>> begin Data

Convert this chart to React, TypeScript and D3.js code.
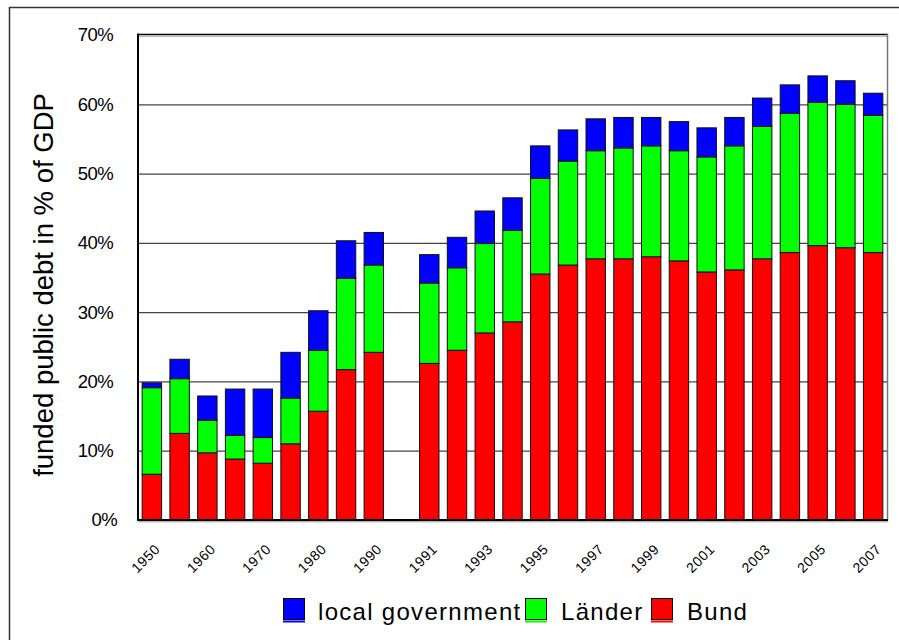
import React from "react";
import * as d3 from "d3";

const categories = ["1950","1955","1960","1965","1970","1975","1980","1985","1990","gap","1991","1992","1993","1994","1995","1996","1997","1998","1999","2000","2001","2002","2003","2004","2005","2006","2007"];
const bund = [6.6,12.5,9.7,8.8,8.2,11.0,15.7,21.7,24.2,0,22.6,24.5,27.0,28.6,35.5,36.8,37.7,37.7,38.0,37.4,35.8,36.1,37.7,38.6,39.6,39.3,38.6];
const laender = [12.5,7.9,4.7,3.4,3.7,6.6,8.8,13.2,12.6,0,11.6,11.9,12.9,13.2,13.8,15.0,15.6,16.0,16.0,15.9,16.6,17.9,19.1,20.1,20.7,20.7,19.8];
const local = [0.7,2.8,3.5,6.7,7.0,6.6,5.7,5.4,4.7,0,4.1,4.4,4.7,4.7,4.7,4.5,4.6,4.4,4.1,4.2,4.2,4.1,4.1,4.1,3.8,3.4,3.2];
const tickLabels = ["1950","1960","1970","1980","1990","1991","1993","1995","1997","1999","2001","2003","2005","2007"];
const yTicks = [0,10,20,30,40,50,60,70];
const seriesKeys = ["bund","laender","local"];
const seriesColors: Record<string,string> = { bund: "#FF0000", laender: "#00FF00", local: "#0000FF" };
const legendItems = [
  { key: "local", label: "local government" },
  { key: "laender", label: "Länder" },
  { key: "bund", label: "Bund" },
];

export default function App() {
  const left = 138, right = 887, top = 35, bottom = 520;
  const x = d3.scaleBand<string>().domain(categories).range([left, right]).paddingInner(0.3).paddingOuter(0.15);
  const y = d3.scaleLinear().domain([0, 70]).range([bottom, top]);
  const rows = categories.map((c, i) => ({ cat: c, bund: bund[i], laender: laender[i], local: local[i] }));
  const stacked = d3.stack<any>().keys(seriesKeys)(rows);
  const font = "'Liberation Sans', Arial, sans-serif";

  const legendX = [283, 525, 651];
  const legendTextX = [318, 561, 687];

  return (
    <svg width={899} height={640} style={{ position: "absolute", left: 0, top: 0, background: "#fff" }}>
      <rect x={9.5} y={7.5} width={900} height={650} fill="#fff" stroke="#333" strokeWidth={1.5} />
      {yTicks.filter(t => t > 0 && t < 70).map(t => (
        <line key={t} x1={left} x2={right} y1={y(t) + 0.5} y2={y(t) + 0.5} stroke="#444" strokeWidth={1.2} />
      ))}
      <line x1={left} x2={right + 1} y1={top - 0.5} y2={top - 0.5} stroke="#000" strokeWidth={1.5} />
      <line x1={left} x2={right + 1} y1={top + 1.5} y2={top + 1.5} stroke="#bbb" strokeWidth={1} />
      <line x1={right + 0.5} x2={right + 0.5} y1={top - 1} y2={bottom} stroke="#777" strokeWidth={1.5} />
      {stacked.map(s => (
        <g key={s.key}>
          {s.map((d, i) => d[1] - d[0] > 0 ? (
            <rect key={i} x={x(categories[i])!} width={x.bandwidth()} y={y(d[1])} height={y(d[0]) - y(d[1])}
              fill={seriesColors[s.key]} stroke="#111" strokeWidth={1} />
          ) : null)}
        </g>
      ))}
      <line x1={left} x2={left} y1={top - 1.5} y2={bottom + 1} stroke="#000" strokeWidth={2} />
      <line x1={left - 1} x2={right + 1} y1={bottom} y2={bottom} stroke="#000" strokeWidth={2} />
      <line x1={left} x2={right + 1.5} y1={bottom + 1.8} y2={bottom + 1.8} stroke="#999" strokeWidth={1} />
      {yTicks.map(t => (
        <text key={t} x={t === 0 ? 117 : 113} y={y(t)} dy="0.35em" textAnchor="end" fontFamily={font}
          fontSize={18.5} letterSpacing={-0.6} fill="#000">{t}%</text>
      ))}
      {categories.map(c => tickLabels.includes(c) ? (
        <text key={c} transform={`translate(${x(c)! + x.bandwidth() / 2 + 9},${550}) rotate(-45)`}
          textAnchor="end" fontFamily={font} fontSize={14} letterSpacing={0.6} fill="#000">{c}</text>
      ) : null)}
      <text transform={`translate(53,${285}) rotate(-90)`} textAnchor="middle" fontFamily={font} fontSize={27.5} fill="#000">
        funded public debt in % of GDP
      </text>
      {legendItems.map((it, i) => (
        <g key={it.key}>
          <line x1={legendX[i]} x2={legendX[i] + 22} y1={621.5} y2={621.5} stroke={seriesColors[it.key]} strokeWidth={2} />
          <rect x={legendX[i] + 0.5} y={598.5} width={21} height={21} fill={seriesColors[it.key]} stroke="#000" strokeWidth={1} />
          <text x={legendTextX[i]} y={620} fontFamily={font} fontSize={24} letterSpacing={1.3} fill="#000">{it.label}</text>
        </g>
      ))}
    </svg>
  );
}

>> end Data

Instructions to follow = Return, unchanged, the lines from the first line of the material through the line that holds "import * as", inclusive, omitting pictures.

Worked answer =
Convert this chart to React, TypeScript and D3.js code.
import React from "react";
import * as d3 from "d3";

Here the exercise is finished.